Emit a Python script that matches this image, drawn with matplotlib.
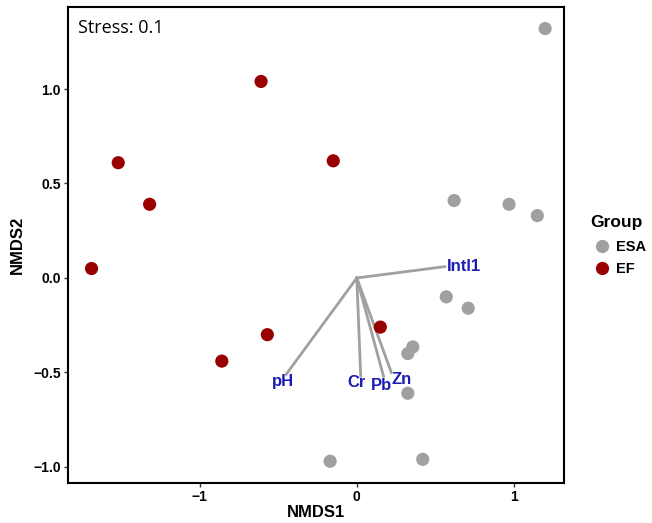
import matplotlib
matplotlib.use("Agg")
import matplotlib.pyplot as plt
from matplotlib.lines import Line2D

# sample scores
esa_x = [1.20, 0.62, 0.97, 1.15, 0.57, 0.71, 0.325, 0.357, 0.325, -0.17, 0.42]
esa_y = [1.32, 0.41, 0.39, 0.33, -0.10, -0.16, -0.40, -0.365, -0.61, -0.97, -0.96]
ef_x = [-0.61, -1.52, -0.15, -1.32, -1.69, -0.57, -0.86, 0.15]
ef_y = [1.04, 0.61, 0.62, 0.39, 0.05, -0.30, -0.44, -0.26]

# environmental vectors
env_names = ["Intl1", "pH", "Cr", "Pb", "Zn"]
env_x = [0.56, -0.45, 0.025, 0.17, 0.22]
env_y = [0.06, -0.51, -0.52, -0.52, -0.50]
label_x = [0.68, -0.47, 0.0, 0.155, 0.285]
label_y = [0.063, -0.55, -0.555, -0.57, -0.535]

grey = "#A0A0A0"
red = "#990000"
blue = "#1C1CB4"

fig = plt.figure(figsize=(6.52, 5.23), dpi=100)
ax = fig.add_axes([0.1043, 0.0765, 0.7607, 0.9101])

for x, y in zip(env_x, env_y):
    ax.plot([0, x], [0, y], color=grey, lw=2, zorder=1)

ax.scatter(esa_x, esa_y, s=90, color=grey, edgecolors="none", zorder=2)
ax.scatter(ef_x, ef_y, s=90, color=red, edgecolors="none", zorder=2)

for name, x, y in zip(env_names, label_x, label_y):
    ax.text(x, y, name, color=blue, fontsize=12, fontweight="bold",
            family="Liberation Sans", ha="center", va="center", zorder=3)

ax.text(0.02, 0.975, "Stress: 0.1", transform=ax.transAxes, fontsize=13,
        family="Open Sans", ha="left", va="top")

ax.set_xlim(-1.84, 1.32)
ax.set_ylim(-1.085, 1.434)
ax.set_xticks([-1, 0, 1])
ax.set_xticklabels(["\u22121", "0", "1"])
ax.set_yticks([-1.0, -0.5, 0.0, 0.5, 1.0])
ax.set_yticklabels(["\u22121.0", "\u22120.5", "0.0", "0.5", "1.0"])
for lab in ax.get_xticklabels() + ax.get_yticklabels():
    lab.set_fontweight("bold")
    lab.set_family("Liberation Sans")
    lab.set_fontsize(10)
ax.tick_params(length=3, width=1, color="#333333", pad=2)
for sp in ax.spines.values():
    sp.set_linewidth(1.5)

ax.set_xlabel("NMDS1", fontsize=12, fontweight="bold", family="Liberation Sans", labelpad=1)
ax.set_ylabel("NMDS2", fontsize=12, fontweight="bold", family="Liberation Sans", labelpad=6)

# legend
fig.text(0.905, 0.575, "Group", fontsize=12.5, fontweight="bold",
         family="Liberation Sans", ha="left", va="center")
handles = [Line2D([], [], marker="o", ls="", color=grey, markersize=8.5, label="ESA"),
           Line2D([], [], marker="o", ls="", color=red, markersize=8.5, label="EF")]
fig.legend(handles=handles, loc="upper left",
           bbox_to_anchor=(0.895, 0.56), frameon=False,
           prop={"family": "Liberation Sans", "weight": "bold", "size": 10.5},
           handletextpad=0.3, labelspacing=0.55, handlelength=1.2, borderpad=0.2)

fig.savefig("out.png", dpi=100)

**OBJECTIVE:**
Show every line from the listing above in which the string "matplotlib" appears.

**PROBLEM SOLUTION:**
Emit a Python script that matches this image, drawn with matplotlib.
import matplotlib
matplotlib.use("Agg")
import matplotlib.pyplot as plt
from matplotlib.lines import Line2D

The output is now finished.